Não acompanho o mundo cão. Não gosto do mundo cão. Prefiro acreditar que o mundo cão nem existe. Daí o porquê da minha relutância inicial em assistir a “Isabella: O Caso Nardoni”, dirigido pelo ex-Casseta Claudio Manoel e que tem meu amigo Felipe Flexa como um dos roteiristas. E eis já aqui o primeiro motivo para você assistir ao documentário disponível na Netflix: não se trata de uma exploração do mundo cão.
Outro motivo. Na verdade o principal. “Isabella” não é exatamente um documentário sobre o crime que, há quinze anos, mobilizou o país; é um documentário sobre mim. Sobre você. Sobre nós que acompanhamos o caso e dele formamos uma opinião a partir das informações que íamos obtendo pela imprensa. Do Ratinho ao Jornal Nacional, passando pelo Datena e pela capa da revista Veja – que na época atestou em letras que o clichê me obriga a dizer que eram garrafais: FORAM ELES.
Verdade e Justiça
Isso não quer dizer que “Isabella” chame para si a responsabilidade de defender a inocência de Alexandre Nardoni e Ana Carolina Jatobá. De jeito nenhum! O documentário não é passapanista, embora bote uma pulguinha toda serelepe atrás de nossas orelhas. Mas ele mostra, sim, como a própria busca pela verdade pode estar comprometida quando, para se satisfazer os anseios da multidão, toda a estrutura do Judiciário parte de pressupostos questionáveis e cede ao velho e mau sentimentalismo de que fala Theodore Dalrymple.
E aqui estou me referindo a uma verdade criminal, por assim dizer. Mas a reflexão proposta pelo filme vale também para as verdades individuais que todos buscamos, bem como para a verdade política que tanto atrai nosso interesse. Esse, aliás, é mais um motivo para você assistir a “Isabella”. Porque, fazendo uma associação livre e criativa com a nossa realidade, é possível e até desejável que ao final do filme nos perguntemos se, em casos de grande repercussão pública, existe mesmo alguma possibilidade de se fazer justiça. Existe?

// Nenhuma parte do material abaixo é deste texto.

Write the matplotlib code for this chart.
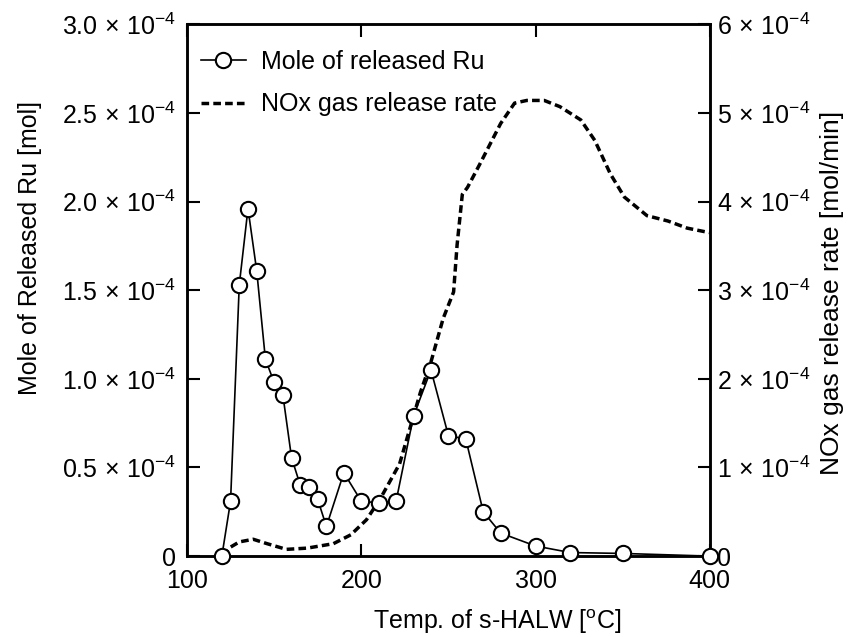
import numpy as np
import matplotlib
matplotlib.use("Agg")
import matplotlib.pyplot as plt

plt.rcParams['font.family'] = ['Liberation Sans', 'DejaVu Sans']
plt.rcParams['mathtext.fontset'] = 'custom'
plt.rcParams['mathtext.rm'] = 'Liberation Sans'
plt.rcParams['mathtext.it'] = 'Liberation Sans:italic'
plt.rcParams['mathtext.bf'] = 'Liberation Sans:bold'

# Du lieu: Ru (x 1e-4 mol)
ru_temp = [120, 125, 130, 135, 140, 145, 150, 155, 160, 165, 170, 175, 180,
           190, 200, 210, 220, 230, 240, 250, 260, 270, 280, 300, 320, 350, 400]
ru_mol = [0, 0.31, 1.53, 1.96, 1.61, 1.11, 0.98, 0.91, 0.555, 0.40, 0.39, 0.32, 0.167,
          0.47, 0.31, 0.30, 0.31, 0.79, 1.05, 0.68, 0.66, 0.25, 0.13, 0.057, 0.02, 0.015, 0]

# NOx (x 1e-4 mol/min)
nox_temp = [121, 124, 130, 138, 146, 157, 169, 184, 194, 203, 211, 222, 234, 240, 247,
            253, 255, 258, 261, 268, 274, 280, 288, 295, 305, 314, 326, 334, 343, 351,
            364, 376, 387, 397, 400]
nox_rate = [0, 0.09, 0.16, 0.19, 0.14, 0.076, 0.09, 0.14, 0.24, 0.41, 0.65, 1.04, 1.85,
            2.19, 2.68, 2.98, 3.51, 4.08, 4.16, 4.42, 4.65, 4.88, 5.11, 5.14, 5.14, 5.07,
            4.92, 4.69, 4.31, 4.05, 3.84, 3.78, 3.70, 3.66, 3.65]

left_ticks = [0, 0.5, 1.0, 1.5, 2.0, 2.5, 3.0]
left_labels = ['0'] + [r'$%.1f\,\times\,10^{-4}$' % v for v in left_ticks[1:]]
right_ticks = [0, 1, 2, 3, 4, 5, 6]
right_labels = ['0'] + [r'$%d\,\times\,10^{-4}$' % v for v in right_ticks[1:]]
x_ticks = [100, 200, 300, 400]

fs = 18

fig = plt.figure(figsize=(8.5, 6.37), dpi=100)
ax = fig.add_axes([0.22, 0.127, 0.615, 0.835])
ax2 = ax.twinx()

ru = np.array(ru_mol) * 1e-4
nox = np.array(nox_rate) * 1e-4

l2, = ax2.plot(nox_temp, nox, color='black', lw=2.5, ls=(0, (2.2, 1.2)),
               label='NOx gas release rate')
l1, = ax.plot(ru_temp, ru, color='black', lw=1.2, marker='o', markersize=11,
              markerfacecolor='white', markeredgecolor='black', markeredgewidth=1.5,
              clip_on=False, zorder=5, label='Mole of released Ru')

ax.set_zorder(ax2.get_zorder() + 1)
ax.patch.set_visible(False)

ax.set_xlim(100, 400)
ax.set_ylim(0, 3.0e-4)
ax2.set_ylim(0, 6e-4)

ax.set_xticks(x_ticks)
ax.set_xticklabels([str(t) for t in x_ticks], fontsize=fs)
ax.set_yticks(np.array(left_ticks) * 1e-4)
ax.set_yticklabels(left_labels, fontsize=fs)
ax2.set_yticks(np.array(right_ticks) * 1e-4)
ax2.set_yticklabels(right_labels, fontsize=fs)

ax.tick_params(axis='x', direction='in', length=9, width=1.5, top=True, pad=9)
ax.tick_params(axis='y', direction='in', length=9, width=1.5, pad=8)
ax2.tick_params(axis='y', direction='in', length=9, width=1.5, pad=5)
for a in (ax, ax2):
    for s in a.spines.values():
        s.set_linewidth(1.8)

ax.set_xlabel(r'Temp. of s-HALW [$^{\rm o}$C]', fontsize=fs)
ax.set_ylabel('Mole of Released Ru [mol]', fontsize=fs)
ax2.set_ylabel('NOx gas release rate [mol/min]', fontsize=19)
ax.xaxis.set_label_coords(0.593, -0.096)
ax.yaxis.set_label_coords(-0.277, 0.58)
ax2.yaxis.set_label_coords(1.21, 0.494)

ax.legend([l1, l2], ['Mole of released Ru', 'NOx gas release rate'], loc='upper left',
          bbox_to_anchor=(-0.012, 0.99), frameon=False, fontsize=fs,
          handlelength=1.8, handletextpad=0.6, labelspacing=0.75, borderpad=0.3)

fig.savefig('out.png', dpi=100)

Estou falando de Justiça mesmo. Aquela com jota maiúsculo e todo trabalhado no gótico. E não a vingancinha mundana a que infelizmente estamos acostumados. Pegue o caso dos presos no Oito de Janeiro, por exemplo. Ou então o caso recente das joias envolvendo Bolsonaro. Ou, se preferir, pegue o caso consumado do Lula. Afinal, só soltamos fogos de artifício (você não?) quando Lula foi condenado ao xilindró porque a sentença de Sergio Moro coincidia com nossa opinião. Bom, pelo menos coincidia e ainda coincide com a minha.
Demasiadamente humanos
Por falar em Moro e Lula, e ainda no delicioso terreno das associações mais ou menos livres, me lembrei de outro juiz, Alexandre de Moraes, para mim hoje o maior símbolo de uma Justiça que abdicou do seu nobilíssimo objetivo de ser... justa. Porque o filme mostra – e essa é uma das maiores qualidades da produção – como são humanos, demasiadamente humanos, insuportavelmente humanos e às vezes até revoltantemente humanos aqueles responsáveis por atestar a culpa ou a inocência de alguém em qualquer circunstância. E aqui me refiro também a nós da imprensa. Ô, raça!
Há vaidade, soberba, ambição e um monte de preconceitos. Há muita vontade de estar certo e muito medo de estar errado. Há pressupostos culturalmente formados e que nada têm a ver com o caso concreto. Com o assassinato trágico de uma criança de apenas cinco anos. E é para essas pessoas assim tão falhas que o Estado (e a sociedade, no caso de nós, da imprensa) dá o poder absurdo de decidir o destino de outras pessoas igualmente falhas. De condená-las à prisão ou ao degredo moral. Um poder na teoria exercido com a frieza da técnica; mas que na prática está todo contaminado pelo pecado original.
Emendas imperfeitas
Já perdi a conta dos motivos para você assistir a “Isabella”, mas este é outro: o documentário mostra um aspecto da sociedade que provavelmente será ignorado pelos espectadores viciados em reagir ao caso apenas aos gritos irrefletidos de culpado! ou inocente!. Me refiro às consequências reais e trágicas da dissolução da família, da guerra ao casamento tradicional, entre homem e mulher e para a vida toda, e do feminismo, com sua falsa promessa de libertação das mulheres.
É algo sutil. Uma névoa de moralidade em meio à narrativa jornalística. Mas que ao espectador atento deixa claro: antes mesmo de ser jogada daquela janela pelo próprio pai ou por quem quer que tenha cometido o crime, a menina Isabella Nardoni, filha de pais separados que a conceberam ainda na adolescência, já era vítima de um desarranjo cheio de emendas imperfeitas.